Posłowie chcą więc między innymi wprowadzić instytucję koronera, który przyjeżdżałby stwierdzić zgon i wystawiał odpowiedni dokument. Dziś musi to zrobić lekarz.
– Zdarza się, że zmarły leży w łazience, a rodzina czeka kilka godzin na lekarza, by wystawił kartę statystyczną zgonu, bo tylko wtedy zakład pogrzebowy może zająć się zwłokami – tłumaczy Franciszek Maksymiuk, prezes Polskiego Stowarzyszenia Pogrzebowego.
Skrócony zostałby też czas zabrania ciała z domu – z 72 godzin do 48. W trybie natychmiastowym usuwane byłyby zwłoki zmarłych na choroby zakaźne, zwłaszcza te „przywiezione" z krajów tropikalnych. Ich listę ma określić Ministerstwo Zdrowia.
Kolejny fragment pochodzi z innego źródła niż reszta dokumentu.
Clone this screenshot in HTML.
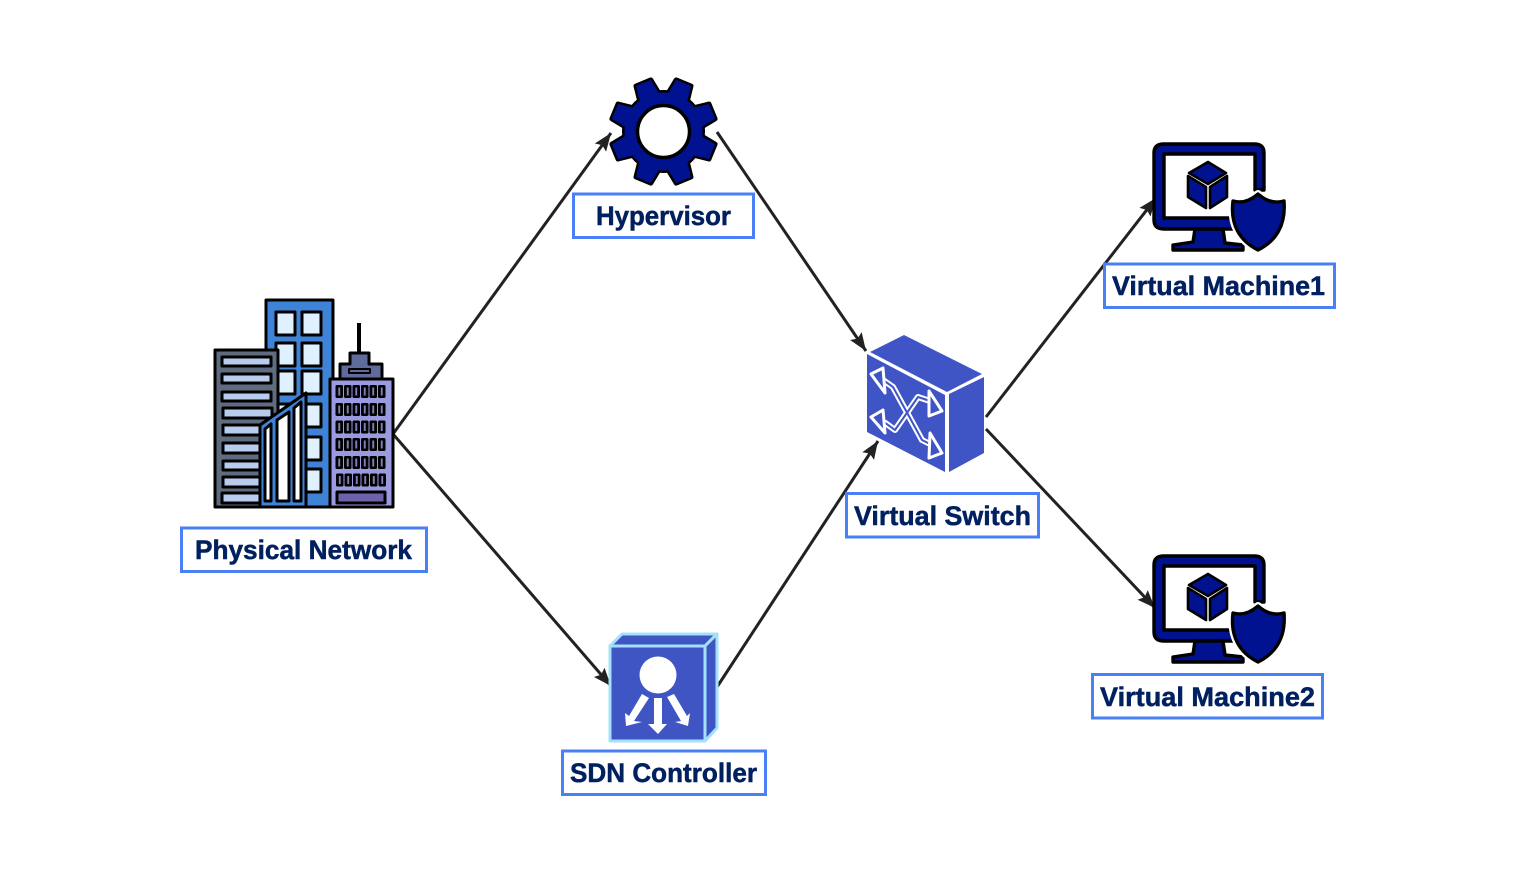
<!DOCTYPE html>
<html>
<head>
<meta charset="utf-8">
<style>
html,body{margin:0;padding:0;background:#fff;width:1516px;height:872px;overflow:hidden}
svg{display:block}
text{font-family:"Liberation Sans",sans-serif;font-weight:700;fill:#002060;stroke:#002060;stroke-width:.5;font-size:27px}
.lb{fill:#fff;stroke:#4a80f5;stroke-width:3}
.ar{stroke:#222;stroke-width:3;fill:none}
</style>
</head>
<body>
<svg width="1516" height="872" viewBox="0 0 1516 872" xmlns="http://www.w3.org/2000/svg">
<defs>
<marker id="ah" markerUnits="userSpaceOnUse" markerWidth="20" markerHeight="16" refX="18" refY="8" orient="auto">
<path d="M0,1 L18,8 L0,15 L3,8 Z" fill="#222"/>
</marker>
<g id="teeth">
<circle cx="0" cy="0" r="39"/>
<path d="M-10.500,-36 L-8,-52.500 L8,-52.500 L10.500,-36 Z" transform="rotate(22.5)"/>
<path d="M-10.500,-36 L-8,-52.500 L8,-52.500 L10.500,-36 Z" transform="rotate(67.5)"/>
<path d="M-10.500,-36 L-8,-52.500 L8,-52.500 L10.500,-36 Z" transform="rotate(112.5)"/>
<path d="M-10.500,-36 L-8,-52.500 L8,-52.500 L10.500,-36 Z" transform="rotate(157.5)"/>
<path d="M-10.500,-36 L-8,-52.500 L8,-52.500 L10.500,-36 Z" transform="rotate(202.5)"/>
<path d="M-10.500,-36 L-8,-52.500 L8,-52.500 L10.500,-36 Z" transform="rotate(247.5)"/>
<path d="M-10.500,-36 L-8,-52.500 L8,-52.500 L10.500,-36 Z" transform="rotate(292.5)"/>
<path d="M-10.500,-36 L-8,-52.500 L8,-52.500 L10.500,-36 Z" transform="rotate(337.5)"/>
</g>
<g id="vm">
<path d="M1255,190 V154 H1164 V218 H1232 L1236,229 H1164 Q1154,229 1154,220 V153 Q1154,144 1164,144 H1254 Q1264,144 1264,153 V190 Z" fill="#00128f" stroke="#000" stroke-width="3.400" stroke-linejoin="round"/>
<path d="M1195,229 H1223 L1225,243 L1243,245 V250 H1173 V245 L1193,242 Z" fill="#00128f" stroke="#000" stroke-width="3.400" stroke-linejoin="round"/>
<path d="M1208,162 L1226,173 L1208,184 L1189,173 Z" fill="#00128f" stroke="#000" stroke-width="2.600" stroke-linejoin="round"/>
<path d="M1188,176 L1206,187 V208 L1188,197 Z" fill="#00128f" stroke="#000" stroke-width="2.600" stroke-linejoin="round"/>
<path d="M1210,187 L1227,176 V197 L1210,208 Z" fill="#00128f" stroke="#000" stroke-width="2.600" stroke-linejoin="round"/>
<path d="M1258,194 C1251,200 1243,204 1233,201 C1230,225 1240,241 1258,250 C1276,241 1286,225 1284,201 C1273,204 1265,200 1258,194 Z" fill="#fff" stroke="#fff" stroke-width="8" stroke-linejoin="round"/>
<path d="M1258,194 C1251,200 1243,204 1233,201 C1230,225 1240,241 1258,250 C1276,241 1286,225 1284,201 C1273,204 1265,200 1258,194 Z" fill="#00128f" stroke="#000" stroke-width="3.400" stroke-linejoin="round"/>
</g>
<g id="win"><rect x="0" y="0" width="7.500" height="13" rx="1.500" fill="#000"/><rect x="2.800" y="2.500" width="1.900" height="8" fill="#7f80bb"/></g>
<g id="winrow"><use href="#win"/><use href="#win" x="8.500"/><use href="#win" x="17"/><use href="#win" x="25.500"/><use href="#win" x="34"/><use href="#win" x="42.500"/></g>
</defs>

<!-- connectors -->
<line class="ar" x1="393" y1="434" x2="611" y2="133" marker-end="url(#ah)"/>
<line class="ar" x1="393" y1="434" x2="611" y2="686" marker-end="url(#ah)"/>
<line class="ar" x1="717" y1="132" x2="866" y2="351" marker-end="url(#ah)"/>
<line class="ar" x1="717" y1="687" x2="878" y2="441" marker-end="url(#ah)"/>
<line class="ar" x1="986" y1="417" x2="1156" y2="198" marker-end="url(#ah)"/>
<line class="ar" x1="986" y1="429" x2="1155" y2="608" marker-end="url(#ah)"/>

<!-- buildings -->
<g stroke="#000" stroke-width="3" stroke-linejoin="round">
<rect x="266" y="300" width="67" height="207" fill="#3f83d6"/>
<g fill="#dff1ff">
<rect x="276" y="312" width="19" height="23"/><rect x="302" y="312" width="19" height="23"/>
<rect x="276" y="343" width="19" height="23"/><rect x="302" y="343" width="19" height="23"/>
<rect x="276" y="371" width="19" height="23"/><rect x="302" y="371" width="19" height="23"/>
<rect x="276" y="404" width="19" height="23"/><rect x="302" y="404" width="19" height="23"/>
<rect x="276" y="437" width="19" height="23"/><rect x="302" y="437" width="19" height="23"/>
<rect x="276" y="469" width="19" height="23"/><rect x="302" y="469" width="19" height="23"/>
</g>
<rect x="215" y="350" width="63" height="157" fill="#5f6b7f"/>
<g fill="#b8cdee">
<rect x="222" y="357" width="49" height="9"/>
<rect x="222" y="374" width="49" height="9"/>
<rect x="222" y="392" width="49" height="9"/>
<rect x="223" y="408" width="49" height="10"/>
<rect x="223" y="425" width="49" height="10"/>
<rect x="223" y="443" width="49" height="10"/>
<rect x="223" y="461" width="49" height="9"/>
<rect x="223" y="477" width="49" height="10"/>
<rect x="222" y="493" width="49" height="10"/>
</g>
<path d="M260,425 L306,393 V507 H260 Z" fill="#3f83d6"/>
<path d="M265,429 L271,424 V501 H265 Z" fill="#fff"/>
<path d="M277,420 L289,412 V501 H277 Z" fill="#fff"/>
<path d="M294,408 L301,402 V501 H294 Z" fill="#fff"/>
<rect x="330" y="379" width="63" height="128" fill="#9a9ae0"/>
<line x1="359" y1="323" x2="359" y2="353" stroke-width="4"/>
<path d="M350,353 H369 V364 H382 V379 H340 V364 H350 Z" fill="#5f6b9a"/>
<rect x="349" y="369" width="21" height="4" fill="#5f6b9a" stroke-width="2"/>
<rect x="337" y="492" width="48" height="11" fill="#6f62ac"/>
</g>
<g>
<use href="#winrow" x="335.500" y="385"/>
<use href="#winrow" x="335.500" y="403"/>
<use href="#winrow" x="335.500" y="420.500"/>
<use href="#winrow" x="335.500" y="438"/>
<use href="#winrow" x="335.500" y="456"/>
<use href="#winrow" x="336" y="473.500"/>
</g>

<!-- gear -->
<g transform="translate(663.500,131.500)">
<use href="#teeth" fill="#000" stroke="#000" stroke-width="5" stroke-linejoin="round"/>
<use href="#teeth" fill="#00128f"/>
<circle cx="0" cy="0" r="26" fill="#fff" stroke="#000" stroke-width="3.500"/>
</g>

<!-- SDN controller -->
<g stroke="#a5e0fb" stroke-width="3" stroke-linejoin="round" fill="#3f55c4">
<path d="M610,646 L622,634 H717 L705,646 Z"/>
<path d="M705,646 L717,634 V728 L705,741 Z"/>
<rect x="610" y="646" width="95" height="95"/>
</g>
<circle cx="658" cy="675" r="18.500" fill="#fff"/>
<g fill="#fff">
<path d="M654,698 H662 V724 H667 L658,734 L648,724 H654 Z"/>
<path d="M642,694 L649,698 L634,721 L642,722 L626,726 L625,713 L629,716 Z"/>
<path d="M667,697 L674,694 L687,716 L690,713 L688,726 L675,722 L681,721 Z"/>
</g>

<!-- switch -->
<g fill="#4055c5">
<path d="M870,352 L904,335 L982,374 L947,392 Z"/>
<path d="M867,354 L945,395 V472 L867,432 Z"/>
<path d="M949,394 L984,377 V453 L949,472 Z"/>
</g>
<g fill="none" stroke="#fff" stroke-width="6" stroke-linejoin="round">
<polyline points="883,380 893,387 922,440 932,445"/>
<polyline points="884,422 895,430 918,397 930,401"/>
</g>
<g fill="none" stroke="#4055c5" stroke-width="2" stroke-linejoin="round">
<polyline points="883,380 893,387 922,440 932,445"/>
<polyline points="884,422 895,430 918,397 930,401"/>
</g>
<g fill="#4055c5" stroke="#fff" stroke-width="3" stroke-linejoin="round">
<path d="M871,374 L883,368 L885,393 Z"/>
<path d="M942,453 L930,433 L929,458 Z"/>
<path d="M871,417 L883,410 L885,433 Z"/>
<path d="M942,411 L929,391 L929,416 Z"/>
</g>

<!-- VMs -->
<use href="#vm"/>
<use href="#vm" y="412"/>

<!-- labels -->
<rect class="lb" x="181.500" y="528" width="245" height="43.500"/>
<text x="195" y="559" textLength="217" lengthAdjust="spacingAndGlyphs">Physical Network</text>
<rect class="lb" x="573.500" y="194" width="180" height="43.500"/>
<text x="596" y="225" textLength="135" lengthAdjust="spacingAndGlyphs">Hypervisor</text>
<rect class="lb" x="846.500" y="493.500" width="192" height="43.500"/>
<text x="854" y="525" textLength="177" lengthAdjust="spacingAndGlyphs">Virtual Switch</text>
<rect class="lb" x="1104.500" y="264" width="230" height="43.500"/>
<text x="1112" y="295" textLength="213" lengthAdjust="spacingAndGlyphs">Virtual Machine1</text>
<rect class="lb" x="1092.500" y="674.500" width="230" height="43.500"/>
<text x="1100" y="706" textLength="215" lengthAdjust="spacingAndGlyphs">Virtual Machine2</text>
<rect class="lb" x="562.500" y="751" width="203" height="43.500"/>
<text x="570" y="782" textLength="187" lengthAdjust="spacingAndGlyphs">SDN Controller</text>
</svg>
</body>
</html>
W nowej ustawie znalazłyby się także szczegółowe warunki spopielania i balsamowania zmarłych – dziś procedury nie są do końca uregulowane, choć wiele osób korzysta z takich usług (około 20 procent zwłok podlega teraz w Polsce kremacji). – Dziś kremacje są rejestrowane, ale balsamowania nikt nie kontroluje. Tymczasem 50 mililitrów środka do balsamowania zwłok może zabić konia – podkreśla prezes Maksymiuk.